Given problem:
Your answer should be only a number: how many lines include the word "chart".

Supplied information:
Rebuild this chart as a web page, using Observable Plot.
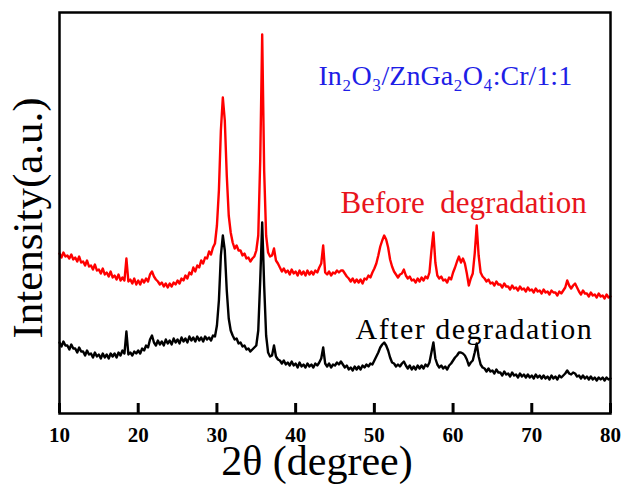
<!DOCTYPE html>
<html><head><meta charset="utf-8">
<script src="https://cdn.jsdelivr.net/npm/d3@7"></script>
<script src="https://cdn.jsdelivr.net/npm/@observablehq/plot@0.6"></script>
<style>body{margin:0;background:#fff} svg{display:block}</style>
</head><body><div id="chart"></div>
<script>
// 2θ sampling: start at 10°, every 0.25°
const thetaStart = 10;
const thetaStep = 0.25;
const xTicks = [10, 20, 30, 40, 50, 60, 70, 80];

// Intensity (a.u.), 4 values per degree
const beforeIntensity = [
  160,156,161,157, 158,155,159,154, 156,152,157,151, 152,148,153,147, 148,144,149,143,
  144,140,145,139, 141,137,142,136, 138,134,139,133, 136,133,155,132, 134,130,135,129,
  133,129,134,131, 135,132,139,142, 137,134,132,129, 131,127,130,126, 130,127,131,129,
  133,130,135,133, 138,135,141,139, 146,142,148,146, 153,150,156,155, 162,159,166,170,
  188,223,283,316, 293,238,198,181, 171,165,168,163, 163,158,160,155, 156,152,155,157,
  163,178,253,379, 243,178,161,157, 158,165,153,150, 146,142,145,141, 143,139,144,140,
  142,138,143,139, 142,138,143,139, 142,139,143,141, 146,150,168,141, 139,142,138,141,
  140,143,141,143, 143,140,137,135, 132,135,131,134, 131,134,130,135, 134,138,136,141,
  145,150,158,167, 173,178,174,166, 154,147,142,139, 136,139,140,144, 138,135,137,133,
  134,131,135,132, 136,133,137,135, 141,163,181,151, 138,135,137,133, 134,131,136,134,
  141,146,152,157, 151,155,150,140, 128,135,140,160, 188,158,141,137, 135,132,134,130,
  131,128,132,129, 129,126,130,127, 127,124,128,125, 126,123,127,124, 125,122,126,123,
  124,121,125,122, 123,120,124,121, 122,119,123,121, 121,118,122,120, 123,126,133,128,
  125,128,130,126, 122,119,123,120, 120,117,121,118, 119,116,120,117, 118,115,119,116,
  117
];
const afterIntensity = [
  71,67,72,68, 68,64,69,65, 65,61,66,62, 62,58,63,59, 60,56,61,57,
  59,55,60,56, 59,55,60,57, 60,56,61,58, 63,60,82,59, 61,58,62,60,
  63,60,65,63, 68,66,74,78, 71,68,73,69, 72,68,74,70, 73,69,75,71,
  74,70,76,72, 75,71,77,73, 76,72,77,73, 76,72,77,74, 76,73,78,77,
  88,113,158,178, 163,123,95,83, 78,74,75,70, 71,67,68,64, 65,62,64,66,
  68,83,133,191, 128,78,61,57, 58,68,57,54, 53,50,53,49, 51,48,52,48,
  50,46,51,47, 49,46,50,47, 49,46,50,48, 51,55,66,50, 47,50,46,49,
  48,51,49,52, 49,46,48,44, 46,43,47,44, 47,44,48,46, 49,47,50,49,
  53,57,61,66, 69,71,68,63, 56,51,50,47, 49,47,50,52, 48,45,48,44,
  47,44,48,45, 48,45,49,47, 51,61,71,55, 49,46,48,45, 47,44,48,50,
  53,56,58,61, 61,60,58,54, 48,51,53,61, 70,57,49,46, 45,42,45,42,
  43,40,44,41, 41,38,42,39, 40,37,41,38, 39,36,40,37, 39,36,39,36,
  38,35,39,36, 38,35,38,35, 37,34,38,35, 37,34,38,36, 38,40,43,40,
  39,41,40,37, 38,35,38,35, 37,34,37,34, 36,33,36,34, 36,33,36,34,
  35
];

const sampleLabel = "In\u2082O\u2083/ZnGa\u2082O\u2084:Cr/1:1";
const beforeLabel = "Before\u00a0\u00a0degradation";
const afterLabel = "After degradation";
const xLabel = "2θ (degree)";
const yLabel = "Intensity(a.u.)";

const toRows = arr => arr.map((v, i) => ({theta: thetaStart + i * thetaStep, intensity: v}));
const beforeData = toRows(beforeIntensity);
const afterData = toRows(afterIntensity);

const serif = "'Liberation Serif', 'Times New Roman', serif";
const tickLength = 10; // inward tick length in intensity units (1 unit = 1 px here)

const chart = Plot.plot({
  width: 624, height: 488,
  marginLeft: 59, marginRight: 14, marginTop: 12, marginBottom: 75,
  style: {fontFamily: serif, background: "white", color: "black"},
  x: {domain: [10, 80], ticks: xTicks},
  y: {domain: [0, 401], axis: null},
  marks: [
    Plot.text([sampleLabel], {x: 42.9, y: 329, text: d => d, textAnchor: "start", lineAnchor: "bottom", fill: "#1e1ee6", fontSize: 28}),
    Plot.text([beforeLabel], {x: 45.7, y: 201, text: d => d, textAnchor: "start", lineAnchor: "bottom", fill: "#e8141c", fontSize: 31}),
    Plot.text([afterLabel], {x: 47.6, y: 75, text: d => d, textAnchor: "start", lineAnchor: "bottom", fill: "#000", fontSize: 30}),
    Plot.line(beforeData, {x: "theta", y: "intensity", stroke: "#ff0000", strokeWidth: 2.4, strokeLinejoin: "round"}),
    Plot.line(afterData, {x: "theta", y: "intensity", stroke: "#000000", strokeWidth: 2.4, strokeLinejoin: "round"}),
    Plot.ruleX(xTicks, {x: d => d, y1: 0, y2: tickLength, stroke: "#000", strokeWidth: 3}),
    Plot.axisX({ticks: xTicks, tickSize: 0, tickPadding: 14, fontSize: 21, fontWeight: "bold", label: null}),
    Plot.text([xLabel], {frameAnchor: "bottom", text: d => d, textAnchor: "middle", dx: -18, dy: 61, fontSize: 42}),
    Plot.text([yLabel], {frameAnchor: "left", text: d => d, textAnchor: "middle", rotate: -90, dx: -31, dy: 5, fontSize: 43}),
    Plot.frame({stroke: "#000", strokeWidth: 2.5})
  ]
});
d3.select(chart).selectAll("text").filter(function() { return this.textContent === afterLabel; })
  .attr("letter-spacing", "1.5px");
document.getElementById("chart").append(chart);
</script>
</body></html>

Solution:
5